Value-Based Care News

Local Post-Acute Care Resources Tied to Hospital Readmissions, Pay

A new study found that hospital readmission rates were lower when hospitals could access a larger local supply of primary care physicians, SNF beds, and nursing home beds.

Post-acute care options linked to hospital readmission rates

Source: Getty Images

By Jacqueline LaPointe

- Hospitals that had more local access to post-acute care services, such as primary care physicians and skilled nursing facility (SNF) beds, had lower thirty-day hospital readmission rates compared to hospitals that had limited local supply, according to a new study published in Health Affairs.

Hospital-run palliative care services and a greater local supply of licensed nursing home beds were also associated with lower thirty-day hospital readmission rates, a key factor in value-based incentive payment programs.

CMS provides incentive payments to Medicare hospitals that have lower thirty-day readmission rates through the Hospital Readmissions Reduction Program (HRRP). However, if hospitals fail to reduce their readmission rates to or under a target rate given by CMS, then hospitals in the mandatory HRRP receive a financial penalty in the form of reduced future Medicare reimbursements.

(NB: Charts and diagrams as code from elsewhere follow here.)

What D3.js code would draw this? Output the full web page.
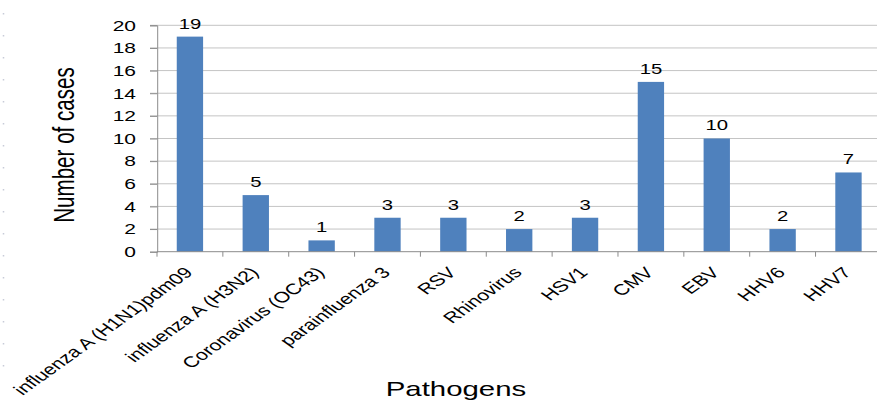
<!DOCTYPE html>
<html>
<head>
<meta charset="utf-8">
<script src="https://cdn.jsdelivr.net/npm/d3@7"></script>
<style>
  html, body { margin: 0; padding: 0; background: #fff; }
  svg { display: block; }
  text { font-family: "Liberation Sans", Arial, sans-serif; fill: #000; }
</style>
</head>
<body>
<svg id="chart" width="877" height="401"></svg>
<script>
// Pathogens detected and the number of cases for each
const categories = [
  "influenza A (H1N1)pdm09", "influenza A (H3N2)", "Coronavirus (OC43)",
  "parainfluenza 3", "RSV", "Rhinovirus", "HSV1", "CMV", "EBV", "HHV6", "HHV7"
];
const cases = [19, 5, 1, 3, 3, 2, 3, 15, 10, 2, 7];
const yTicks = [0, 2, 4, 6, 8, 10, 12, 14, 16, 18, 20];

const W = 877, H = 401;
const sx = 1.4;               // chart is drawn horizontally stretched
const svg = d3.select("#chart");

// faint dotted guide on the far left edge
svg.append("line")
  .attr("x1", 3.5).attr("x2", 3.5).attr("y1", 13).attr("y2", 370)
  .attr("stroke", "#c8cbd8").attr("stroke-width", 1.5)
  .attr("stroke-dasharray", "1.5,20.5");

const g = svg.append("g").attr("transform", `scale(${sx},1)`);

const plotLeft = 157 / sx, plotRight = 881.4 / sx;
const plotTop = 25.3, plotBottom = 251.7;

const x = d3.scaleBand()
  .domain(categories)
  .range([plotLeft, plotRight])
  .paddingInner(0.6)
  .paddingOuter(0.3);

const y = d3.scaleLinear().domain([0, 20]).range([plotBottom, plotTop]);

// horizontal gridlines
g.append("g").selectAll("line")
  .data(yTicks.filter(t => t > 0))
  .join("line")
  .attr("x1", plotLeft - 5).attr("x2", W / sx)
  .attr("y1", d => y(d)).attr("y2", d => y(d))
  .attr("stroke", "#c4c4c4").attr("stroke-width", 1)
  .attr("vector-effect", "non-scaling-stroke");

// y axis with labels
const yAxis = d3.axisLeft(y).tickValues(yTicks).tickSize(5).tickPadding(10);
const ya = g.append("g").attr("transform", `translate(${plotLeft},0)`).call(yAxis);
ya.select(".domain").attr("stroke", "#8c8c8c").attr("vector-effect", "non-scaling-stroke");
ya.selectAll(".tick line").attr("stroke", "#8c8c8c").attr("vector-effect", "non-scaling-stroke");
ya.selectAll(".tick text")
  .attr("font-size", 15)
  .attr("font-family", "Liberation Sans, Arial, sans-serif")
  .attr("fill", "#000");

// bars
g.append("g").selectAll("rect")
  .data(categories)
  .join("rect")
  .attr("x", d => x(d))
  .attr("width", x.bandwidth())
  .attr("y", (d, i) => y(cases[i]))
  .attr("height", (d, i) => y(0) - y(cases[i]))
  .attr("fill", "#4f81bd");

// x axis line and tick marks between categories
g.append("line")
  .attr("x1", plotLeft).attr("x2", W / sx)
  .attr("y1", plotBottom).attr("y2", plotBottom)
  .attr("stroke", "#8c8c8c").attr("vector-effect", "non-scaling-stroke");
const bounds = d3.range(categories.length + 1).map(i => plotLeft + i * x.step());
g.append("g").selectAll("line")
  .data(bounds)
  .join("line")
  .attr("x1", d => d).attr("x2", d => d)
  .attr("y1", plotBottom).attr("y2", plotBottom + 5)
  .attr("stroke", "#8c8c8c").attr("vector-effect", "non-scaling-stroke");

// value labels
g.append("g").selectAll("text")
  .data(categories)
  .join("text")
  .attr("x", d => x(d) + x.bandwidth() / 2)
  .attr("y", (d, i) => y(cases[i]) - 8)
  .attr("text-anchor", "middle")
  .attr("font-size", 14.5)
  .text((d, i) => cases[i]);

// rotated category labels
g.append("g").selectAll("text")
  .data(categories)
  .join("text")
  .attr("transform", d => `translate(${x(d) + x.bandwidth() / 2 - 1},${plotBottom + 18}) rotate(-45)`)
  .attr("text-anchor", "end")
  .attr("dy", "0.35em")
  .attr("font-size", 15.2)
  .text(d => d);

// axis titles
g.append("text")
  .attr("transform", `translate(${74 / sx},145) rotate(-90)`)
  .attr("text-anchor", "middle")
  .attr("font-size", 20.6)
  .text("Number of cases");

g.append("text")
  .attr("x", 456 / sx).attr("y", 396)
  .attr("text-anchor", "middle")
  .attr("font-size", 21)
  .text("Pathogens");
</script>
</body>
</html>
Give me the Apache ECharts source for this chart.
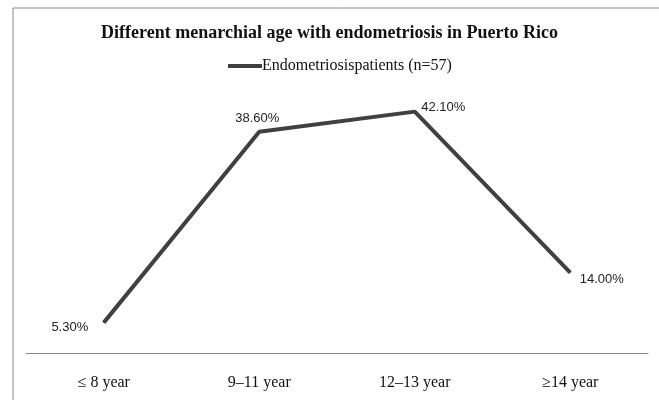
<!DOCTYPE html>
<html>
<head>
<meta charset="utf-8">
<script src="https://cdn.jsdelivr.net/npm/echarts@6/dist/echarts.min.js"></script>
<style>
  html, body { margin: 0; padding: 0; background: #fff; }
  #chart { width: 659px; height: 400px; }
</style>
</head>
<body>
<div id="chart"></div>
<script>
const categories = ['\u2264 8 year', '9\u201311 year', '12\u201313 year', '\u226514 year'];
const patients = [5.3, 38.6, 42.1, 14.0];
// label placement per point, as in the original figure
const labelPos = ['left', 'top', 'right', 'right'];
const labelOffset = [[-10, 5], [-2, -1], [1, -4], [4, 7]];

const chart = echarts.init(document.getElementById('chart'));

const option = {
  backgroundColor: '#fff',
  animation: false,
  title: {
    text: 'Different menarchial age with endometriosis in Puerto Rico',
    left: 'center',
    top: 19,
    textStyle: {
      fontFamily: 'Liberation Serif',
      fontWeight: 'bold',
      fontSize: 18,
      color: '#111'
    }
  },
  legend: {
    data: ['Endometriosispatients (n=57)'],
    top: 53,
    left: 223,
    itemWidth: 34,
    itemHeight: 4,
    itemGap: 0,
    icon: 'rect',
    textStyle: {
      fontFamily: 'Liberation Serif',
      fontSize: 16,
      color: '#111',
      padding: [0, 0, 0, -5]
    }
  },
  graphic: [{
    type: 'rect',
    shape: { x: 13, y: 8, width: 700, height: 500 },
    style: { fill: 'none', stroke: '#888', lineWidth: 1 },
    silent: true
  }],
  grid: {
    left: 26,
    right: 11,
    top: 95,
    bottom: 47
  },
  xAxis: {
    type: 'category',
    data: categories,
    boundaryGap: true,
    axisLine: { lineStyle: { color: '#888', width: 1 } },
    axisTick: { show: false },
    axisLabel: {
      margin: 22,
      fontFamily: 'Liberation Serif',
      fontSize: 16,
      color: '#111'
    }
  },
  yAxis: {
    type: 'value',
    min: 0,
    max: 45,
    show: false
  },
  series: [{
    name: 'Endometriosispatients (n=57)',
    type: 'line',
    data: patients.map((v, i) => ({
      value: v,
      label: { position: labelPos[i], offset: labelOffset[i] }
    })),
    symbol: 'circle',
    symbolSize: 1,
    showSymbol: true,
    color: '#404040',
    lineStyle: { color: '#404040', width: 4 },
    label: {
      show: true,
      distance: 5,
      fontFamily: 'Liberation Sans',
      fontSize: 13,
      color: '#222',
      formatter: p => p.value.toFixed(2) + '%'
    }
  }]
};

chart.setOption(option);
window.addEventListener('resize', () => chart.resize());
</script>
</body>
</html>
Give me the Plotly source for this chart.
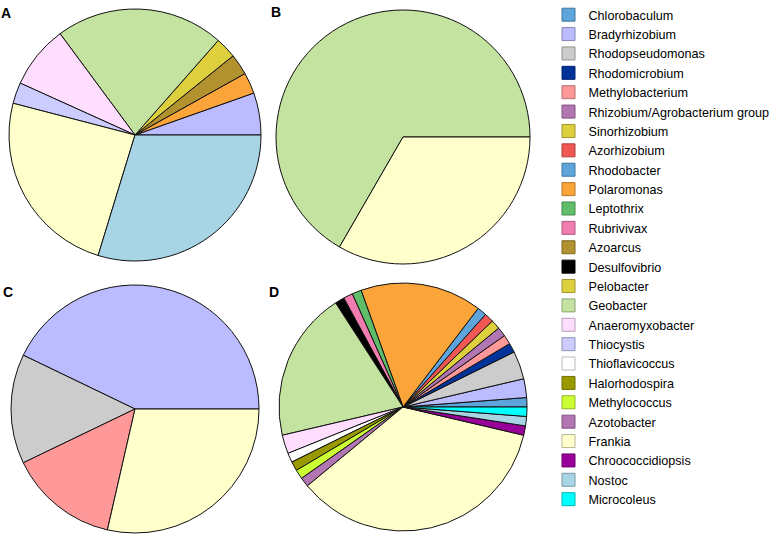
import plotly.graph_objects as go

W, H = 780, 546

# Legend taxa (legend order) and their colours
taxa = [
    "Chlorobaculum", "Bradyrhizobium", "Rhodopseudomonas", "Rhodomicrobium",
    "Methylobacterium", "Rhizobium/Agrobacterium group", "Sinorhizobium",
    "Azorhizobium", "Rhodobacter", "Polaromonas", "Leptothrix", "Rubrivivax",
    "Azoarcus", "Desulfovibrio", "Pelobacter", "Geobacter", "Anaeromyxobacter",
    "Thiocystis", "Thioflavicoccus", "Halorhodospira", "Methylococcus",
    "Azotobacter", "Frankia", "Chroococcidiopsis", "Nostoc", "Microcoleus",
]
colors = [
    "#5DA5DA", "#BBBBFF", "#CCCCCC", "#003399",
    "#FF9999", "#B276B2", "#DECF3F",
    "#F15854", "#5DA5DA", "#FAA43A", "#60BD68", "#F17CB0",
    "#B2912F", "#000000", "#DECF3F", "#C4E2A0", "#FFDDFF",
    "#CCCCFF", "#FFFFFF", "#999900", "#CCFF33",
    "#B276B2", "#FFFFCC", "#990099", "#A8D5E6", "#00FFFF",
]

# Panel A
taxa_A = ["Bradyrhizobium", "Polaromonas", "Azoarcus", "Pelobacter", "Geobacter",
          "Anaeromyxobacter", "Thiocystis", "Frankia", "Nostoc"]
counts_A = [2, 1, 1, 1, 8, 3, 1, 9, 11]

# Panel B
taxa_B = ["Geobacter", "Frankia"]
counts_B = [2, 1]

# Panel C
taxa_C = ["Bradyrhizobium", "Rhodopseudomonas", "Methylobacterium", "Frankia"]
counts_C = [3, 1, 1, 2]

# Panel D
taxa_D = ["Chlorobaculum", "Bradyrhizobium", "Rhodopseudomonas", "Rhodomicrobium",
          "Methylobacterium", "Rhizobium/Agrobacterium group", "Sinorhizobium",
          "Azorhizobium", "Rhodobacter", "Polaromonas", "Leptothrix", "Rubrivivax",
          "Desulfovibrio", "Geobacter", "Anaeromyxobacter", "Thioflavicoccus",
          "Halorhodospira", "Methylococcus", "Azotobacter", "Frankia",
          "Chroococcidiopsis", "Nostoc", "Microcoleus"]
counts_D = [1, 2, 3, 1, 1, 1, 1, 1, 1, 13, 1, 1, 1, 16, 2, 1, 1, 1, 1, 29, 1, 1, 1]

panel_labels = ["A", "B", "C", "D"]

color_of = dict(zip(taxa, colors))


def darker(hexcol, f=0.72):
    h = hexcol.lstrip("#")
    r, g, b = (int(h[i:i + 2], 16) for i in (0, 2, 4))
    if (r, g, b) == (255, 255, 255):
        return "#BBBBBB"
    return "rgb(%d,%d,%d)" % (int(r * f), int(g * f), int(b * f))


def dom(cx, cy, r):
    return dict(x=[(cx - r) / W, (cx + r) / W],
                y=[(H - cy - r) / H, (H - cy + r) / H])


panels = [
    (taxa_A, counts_A, dom(135, 135, 126)),
    (taxa_B, counts_B, dom(403, 137, 127)),
    (taxa_C, counts_C, dom(135, 409, 124)),
    (taxa_D, counts_D, dom(403, 407, 124)),
]

fig = go.Figure()
for t, c, d in panels:
    # plotly places the first counterclockwise slice clockwise of `rotation`;
    # shift so the first slice starts at 3 o'clock and runs counterclockwise
    first_deg = 360.0 * c[0] / sum(c)
    fig.add_trace(go.Pie(
        labels=t, values=c, sort=False, direction="counterclockwise",
        rotation=90 - first_deg, textinfo="none", showlegend=False,
        marker=dict(colors=[color_of[x] for x in t],
                    line=dict(color="#111111", width=1)),
        domain=d,
    ))

# legend entries
for name, col in zip(taxa, colors):
    fig.add_trace(go.Scatter(
        x=[None], y=[None], mode="markers", name=name,
        marker=dict(symbol="square", size=13, color=col,
                    line=dict(color=darker(col), width=1)),
        showlegend=True, hoverinfo="skip",
    ))

pos = {"A": (5.5, 12.5), "B": (275.7, 11.7), "C": (7.5, 291.7), "D": (273.5, 291.7)}
annotations = []
for lab in panel_labels:
    x, y = pos[lab]
    annotations.append(dict(
        text="<b>%s</b>" % lab, x=x / W, y=1 - y / H, xref="paper", yref="paper",
        xanchor="center", yanchor="middle", showarrow=False,
        font=dict(family="Liberation Sans, Arial, sans-serif", size=14, color="black"),
    ))

fig.update_layout(
    width=W, height=H, autosize=False,
    margin=dict(l=0, r=0, t=0, b=0),
    paper_bgcolor="white", plot_bgcolor="white",
    xaxis=dict(visible=False), yaxis=dict(visible=False),
    showlegend=True,
    legend=dict(
        x=548.5 / W, y=1.0, xanchor="left", yanchor="top",
        font=dict(family="Liberation Sans, Arial, sans-serif", size=12.6, color="black"),
        bgcolor="rgba(0,0,0,0)", borderwidth=0, tracegroupgap=0,
        itemclick=False, itemdoubleclick=False,
    ),
    annotations=annotations,
    font=dict(family="Liberation Sans, Arial, sans-serif"),
)

fig.write_html("out.html", config={"displayModeBar": False},
               post_script="document.body.style.margin='0';")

Since 2010, reducing hospital readmissions has been a major goal for hospitals because of the incentive payments CMS has tied to the metric. The HRRP reflects differences in hospitals’ volume, case mix, and patient-level risk factors for readmission, such as age, sex, and clinical morbidities, to ensure fair target rates for hospitals. More recently, CMS has also stratified hospitals into peer groups based on a facility’s proportion of patients dually eligible for Medicare and Medicaid. Treating a higher proportion of dually eligible patients has been linked to a higher readmission rate.

But new data also shows that availability of post-acute care services in a hospital’s community is also linked to how many readmissions they will see within 30 days of patient discharges.

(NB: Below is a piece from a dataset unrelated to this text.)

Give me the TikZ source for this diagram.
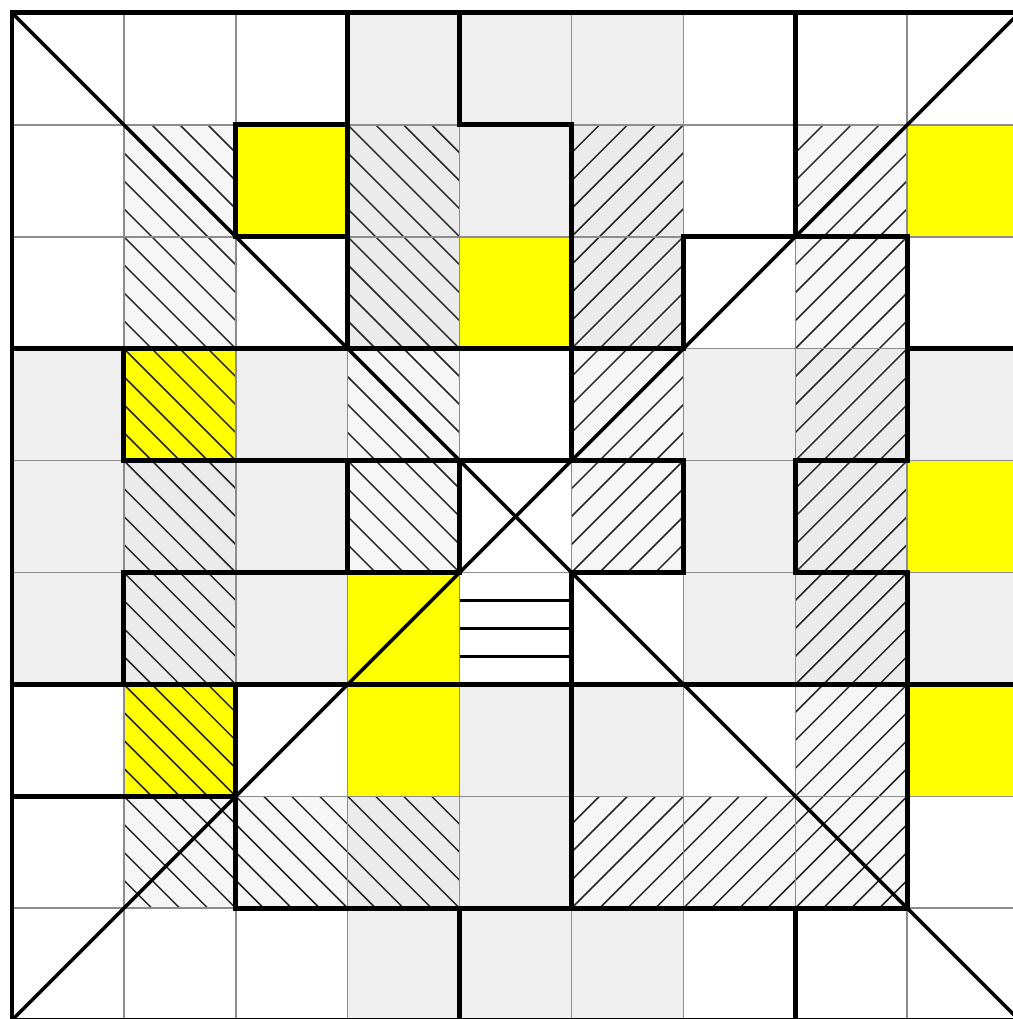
\documentclass[tikz,border=0pt]{standalone}
\definecolor{cellgray}{RGB}{239,239,239}
\definecolor{hlight}{RGB}{246,246,246}
\definecolor{hgray}{RGB}{235,235,235}
\definecolor{cellyellow}{RGB}{255,255,0}
\definecolor{gridgray}{RGB}{140,140,140}
\tikzset{
  thinline/.style={draw=gridgray, line width=0.4pt},
  thickline/.style={draw=black, line width=1.25pt, line cap=rect},
  diagline/.style={draw=black, line width=0.9pt},
  hatchline/.style={draw=black!85, line width=0.38pt},
  stripeline/.style={draw=black, line width=0.55pt},
}
\newcommand{\hatchNW}[2]{%
  \begin{scope}
    \clip (#1,#2) rectangle ++(1,1);
    \foreach \t in {0,0.25,0.5,0.75,1,1.25,1.5,1.75,2} {\draw[hatchline] (#1+\t,#2) -- ++(-1,1);}
  \end{scope}}
\newcommand{\hatchNE}[2]{%
  \begin{scope}
    \clip (#1,#2) rectangle ++(1,1);
    \foreach \t in {-1,-0.75,-0.5,-0.25,0,0.25,0.5,0.75,1} {\draw[hatchline] (#1+\t,#2) -- ++(1,1);}
  \end{scope}}
\begin{document}
\begin{tikzpicture}
\useasboundingbox (-0.107,0.010) rectangle (8.945,9.116);
\clip (-0.107,0.010) rectangle (8.945,9.116);
\fill[white] (-0.2,-0.2) rectangle (9.2,9.2);
% gray cells
\foreach \x/\y in {3/8,4/8,5/8, 4/7, 0/5,2/5,6/5,8/5, 0/4,2/4,6/4, 0/3,2/3,6/3,8/3, 4/2,5/2, 4/1, 3/0,4/0,5/0}
  {\fill[cellgray] (\x,\y) rectangle ++(1,1);}
% yellow cells
\foreach \x/\y in {2/7,8/7, 4/6, 1/5, 8/4, 3/3, 1/2,3/2,8/2}
  {\fill[cellyellow] (\x,\y) rectangle ++(1,1);}
% hatched cell backgrounds
\foreach \x/\y in {1/7,1/6,3/5,3/4,1/1,2/1, 7/7,7/6,5/5,5/4,7/2,5/1,6/1,7/1}
  {\fill[hlight] (\x,\y) rectangle ++(1,1);}
\foreach \x/\y in {3/7,3/6,1/4,1/3,3/1, 5/7,5/6,7/5,7/4,7/3}
  {\fill[hgray] (\x,\y) rectangle ++(1,1);}
% hatching
\foreach \x/\y in {1/7,3/7,1/6,3/6,1/5,3/5,1/4,3/4,1/3,1/2,1/1,2/1,3/1}
  {\hatchNW{\x}{\y}}
\foreach \x/\y in {5/7,7/7,5/6,7/6,5/5,7/5,5/4,7/4,7/3,7/2,5/1,6/1,7/1}
  {\hatchNE{\x}{\y}}
% thin grid
\draw[thinline] (0,0) grid (9,9);
% stripes in the centre-bottom cell
\foreach \s in {3.25,3.5,3.75} {\draw[stripeline] (4,\s) -- (5,\s);}
% thick borders
\draw[thickline] (0,0) rectangle (9,9);
% vertical thick segments
\draw[thickline] (1,6) -- (1,5) (1,4) -- (1,3);
\draw[thickline] (2,8) -- (2,7) (2,3) -- (2,1);
\draw[thickline] (3,9) -- (3,6) (3,5) -- (3,4);
\draw[thickline] (4,9) -- (4,8) (4,5) -- (4,4) (4,1) -- (4,0);
\draw[thickline] (5,8) -- (5,5) (5,4) -- (5,1);
\draw[thickline] (6,7) -- (6,6) (6,5) -- (6,4);
\draw[thickline] (7,9) -- (7,7) (7,5) -- (7,4) (7,1) -- (7,0);
\draw[thickline] (8,7) -- (8,5) (8,4) -- (8,1);
% horizontal thick segments
\draw[thickline] (2,8) -- (3,8) (4,8) -- (5,8);
\draw[thickline] (2,7) -- (3,7) (6,7) -- (8,7);
\draw[thickline] (0,6) -- (6,6) (8,6) -- (9,6);
\draw[thickline] (1,5) -- (6,5) (7,5) -- (8,5);
\draw[thickline] (1,4) -- (4,4) (5,4) -- (6,4) (7,4) -- (8,4);
\draw[thickline] (0,3) -- (9,3);
\draw[thickline] (0,2) -- (2,2);
\draw[thickline] (2,1) -- (8,1);
% diagonals
\draw[diagline] (0,9) -- (9,0);
\draw[diagline] (0,0) -- (9,9);
\end{tikzpicture}
\end{document}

The Health Affairs study analyzed nationwide panel data on hospitals, which accounted for multiple factors that may confound the relationship between post-discharge care supply and readmissions, including demographics, hospital characteristics, and value-based payment program incentives.

Researchers found that greater availability of certain local post-acute care services helped hospitals do better with thirty-day readmissions after hospitalizations for acute myocardial infarction, heart failure, and pneumonia.

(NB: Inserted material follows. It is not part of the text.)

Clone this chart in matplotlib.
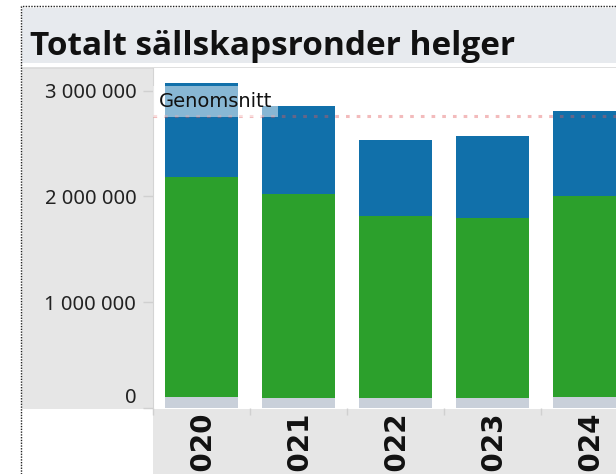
import numpy as np
import matplotlib
matplotlib.use("Agg")
import matplotlib.pyplot as plt
from matplotlib.patches import Rectangle
from matplotlib.lines import Line2D

# data
years = ["2020", "2021", "2022", "2023", "2024"]
grey_part = [107000, 98000, 98000, 98000, 105000]
green_part = [2079000, 1928000, 1717000, 1698000, 1898000]
blue_part = [883000, 831000, 718000, 775000, 804000]
average = 2760000
y_ticks = [0, 1000000, 2000000, 3000000]
y_tick_labels = ["0", "1 000 000", "2 000 000", "3 000 000"]

W, H = 616, 474
fig = plt.figure(figsize=(W / 100, H / 100), dpi=100)
fig.patch.set_facecolor("white")


def fx(px):
    return px / W


def fy(py):
    return 1 - py / H


def frect(x0, y0, x1, y1, color, z=-5):
    fig.patches.append(Rectangle((fx(x0), fy(y1)), fx(x1) - fx(x0), fy(y0) - fy(y1),
                                 transform=fig.transFigure, facecolor=color,
                                 edgecolor="none", zorder=z))


# background panels
frect(22, 8, 616, 63, "#e7eaee")
frect(22, 68, 153, 409, "#e6e6e6")
frect(153, 409, 616, 474, "#e6e6e6")
fig.lines.append(Line2D([fx(22), fx(616)], [fy(67.5), fy(67.5)], transform=fig.transFigure,
                        color="#d9d9d9", lw=1.2, zorder=-4))
# dotted outer border
fig.lines.append(Line2D([fx(21), fx(21), fx(616)], [fy(474), fy(5.5), fy(5.5)],
                        transform=fig.transFigure, color="#222222", lw=1.0,
                        linestyle=(0, (1, 1)), zorder=-4))

fig.text(fx(30), fy(55), "Totalt sällskapsronder helger", fontsize=24,
         fontweight="bold", family="Open Sans", color="#111111", va="baseline", ha="left")

ax = fig.add_axes([fx(153), fy(408), fx(616) - fx(153), fy(68) - fy(408)])
ax.set_facecolor("white")

x = np.arange(len(years))
bw = 0.75
b1 = np.array(grey_part)
b2 = b1 + np.array(green_part)
ax.bar(x, grey_part, width=bw, color="#c9d0da", zorder=2)
ax.bar(x, green_part, width=bw, bottom=b1, color="#2ca02c", zorder=2)
ax.bar(x, blue_part, width=bw, bottom=b2, color="#1170aa", zorder=2)

ax.axhline(average, color="#e15759", alpha=0.4, lw=2.2, linestyle=(0, (1.2, 2.3)), zorder=3)
ax.text(0.013, average + 140000, "Genomsnitt", transform=ax.get_yaxis_transform(),
        fontsize=14, color="#111111", va="center", ha="left", zorder=4,
        bbox=dict(boxstyle="square,pad=0.3", facecolor="white", alpha=0.5, edgecolor="none"))

ax.set_yticks(y_ticks)
ax.set_yticklabels(y_tick_labels, fontsize=14.5, family="Noto Sans", color="#222222")
ax.tick_params(axis="y", length=7, width=1, color="#d0d0d0", pad=5)
ax.get_yticklabels()[0].set_va("bottom")

ax.set_xticks(x)
ax.set_xticklabels(years, rotation=90, fontsize=20, fontweight="bold", color="#111111")
ax.set_xticks(np.arange(-0.5, len(years)), minor=True)
ax.tick_params(axis="x", which="major", length=0, pad=2)
ax.tick_params(axis="x", which="minor", length=5, width=1, color="#d0d0d0")

ax.set_xlim(-0.5, -0.5 + 463 / 97)
ax.set_ylim(0, 340 / 105.8 * 1e6)

for s in ["top", "right", "bottom"]:
    ax.spines[s].set_visible(False)
ax.spines["left"].set_color("#d4d4d4")

fig.savefig("out.png", dpi=100)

Overall, hospital readmission rates were negatively associated with per capita supply of primary care physicians (−0.16 percentage points per standard deviation) and licensed nursing home beds (−0.09 percentage points per standard deviation).

In contrast, greater access to nurse practitioners after hospitalizations for the three conditions was linked to higher readmission rates. Overall, readmission rates were positively associated with per capita supply of nurse practitioners (0.09 percentage points per standard deviation), the study showed.

Researchers explained that hospitals in areas with more local availability of nurse practitioners and even home health agencies may experience higher readmissions because of frequent staffing changes and resulting discontinuities of care.

With post-acute care resources now linked to readmission rates, and therefore Medicare payments, researchers advised hospitals to “take a more active role in the development of post-discharge care options in their communities or partner with existing infrastructure to improve continuity of care and clinical outcomes and to avoid penalties under the HRRP.”

“If not already doing so, hospitals should track readmission performance by discharge site and see whether there are opportunities to improve quality of care and lower readmission rates through reengineered discharge planning,” study authors also wrote.

Additionally, they suggested potential changes to the HRRP to account for local healthcare system characteristics when determining what hospitals receive penalties for higher readmission rates. Many hospitals already operate in underserved areas and simply do not have the post-acute care resources available to their patients.

“Hospitals in these underserved areas could experience higher thirty-day readmissions if they were unable to make referrals to adequate post-discharge care in their communities,” study authors stated.